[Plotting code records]
+ + + + +

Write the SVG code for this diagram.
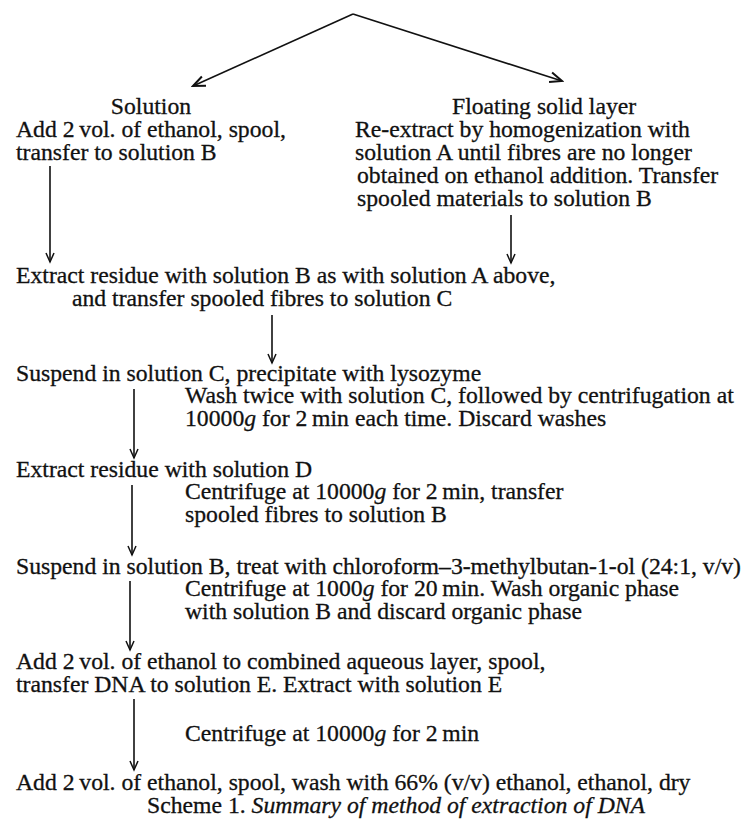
<svg xmlns="http://www.w3.org/2000/svg" width="746" height="823" viewBox="0 0 746 823" font-family="'Liberation Serif','Times New Roman',Times,serif">
<style>
text{font-family:"Liberation Serif","Times New Roman",Times,serif;font-size:23.7px;fill:#111;stroke:#111;stroke-width:0.3px;}
.i{font-style:italic;}
.c{stroke:#111;stroke-width:1.6;fill:none;}
</style>
<defs>
<marker id="ah" viewBox="-10 -6 12 12" markerWidth="12" markerHeight="12" refX="0" refY="0" orient="auto" markerUnits="userSpaceOnUse">
<path d="M-9,-4 L0,0 L-9,4" fill="none" stroke="#111" stroke-width="1.5"/>
</marker>
<marker id="ahb" viewBox="-14 -8 16 16" markerWidth="16" markerHeight="16" refX="0" refY="0" orient="auto" markerUnits="userSpaceOnUse">
<path d="M-12,-5 L0,0 L-12,5" fill="none" stroke="#111" stroke-width="2"/>
</marker>
</defs>
<g id="connectors">
<path class="c" d="M353,14 L193,86" marker-end="url(#ahb)"/>
<path class="c" d="M353,14 L562,81" marker-end="url(#ahb)"/>
<path class="c" d="M50,166 L50,262" marker-end="url(#ah)"/>
<path class="c" d="M511,215 L511,263" marker-end="url(#ah)"/>
<path class="c" d="M272,315 L272,363" marker-end="url(#ah)"/>
<path class="c" d="M134,389 L134,458" marker-end="url(#ah)"/>
<path class="c" d="M132,485 L132,555" marker-end="url(#ah)"/>
<path class="c" d="M130,581 L130,650" marker-end="url(#ah)"/>
<path class="c" d="M134,699 L134,770" marker-end="url(#ah)"/>
</g>
<g id="solution">
<text x="151" y="114" text-anchor="middle">Solution</text>
<text x="16" y="137">Add 2&#8201;vol. of ethanol, spool,</text>
<text x="16" y="160">transfer to solution B</text>
</g>
<g id="floating">
<text x="452" y="114">Floating solid layer</text>
<text x="355" y="137">Re-extract by homogenization with</text>
<text x="355" y="160">solution A until fibres are no longer</text>
<text x="357" y="183">obtained on ethanol addition. Transfer</text>
<text x="357" y="206">spooled materials to solution B</text>
</g>
<g id="step1">
<text x="16" y="283">Extract residue with solution B as with solution A above,</text>
<text x="72" y="306">and transfer spooled fibres to solution C</text>
</g>
<g id="step2">
<text x="16" y="381">Suspend in solution C, precipitate with lysozyme</text>
</g>
<g id="note2">
<text x="185" y="403">Wash twice with solution C, followed by centrifugation at</text>
<text x="185" y="426">10000<tspan class="i">g</tspan> for 2&#8201;min each time. Discard washes</text>
</g>
<g id="step3">
<text x="16" y="477">Extract residue with solution D</text>
</g>
<g id="note3">
<text x="185" y="499">Centrifuge at 10000<tspan class="i">g</tspan> for 2&#8201;min, transfer</text>
<text x="185" y="522">spooled fibres to solution B</text>
</g>
<g id="step4">
<text x="16" y="574">Suspend in solution B, treat with chloroform–3-methylbutan-1-ol (24:1, v/v)</text>
</g>
<g id="note4">
<text x="185" y="596">Centrifuge at 1000<tspan class="i">g</tspan> for 20&#8201;min. Wash organic phase</text>
<text x="185" y="619">with solution B and discard organic phase</text>
</g>
<g id="step5">
<text x="16" y="669">Add 2&#8201;vol. of ethanol to combined aqueous layer, spool,</text>
<text x="16" y="692">transfer DNA to solution E. Extract with solution E</text>
</g>
<g id="note5">
<text x="185" y="741">Centrifuge at 10000<tspan class="i">g</tspan> for 2&#8201;min</text>
</g>
<g id="step6">
<text x="16" y="790">Add 2&#8201;vol. of ethanol, spool, wash with 66% (v/v) ethanol, ethanol, dry</text>
</g>
<g id="caption">
<text x="147" y="813">Scheme 1. <tspan class="i">Summary of method of extraction of DNA</tspan></text>
</g>
</svg>
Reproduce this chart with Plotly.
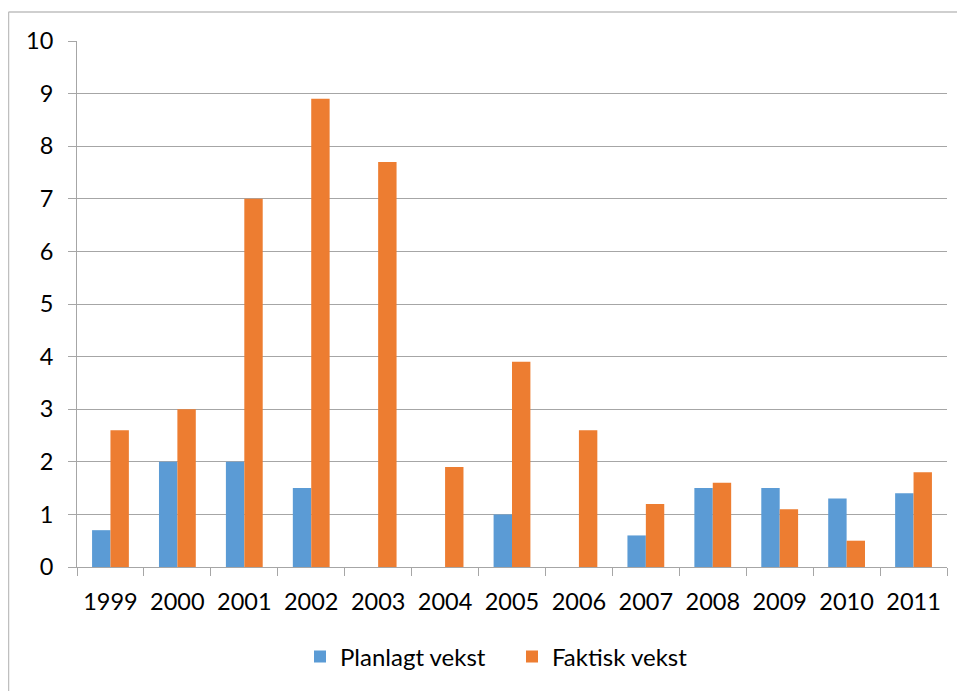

+ + + + +

WHAT YOU HAVE TO DO: Go over the data above and copy every line that has the word "this" in it.

TASK ANSWER:
Write the SVG code for this diagram.
Reproduce this chart with Plotly.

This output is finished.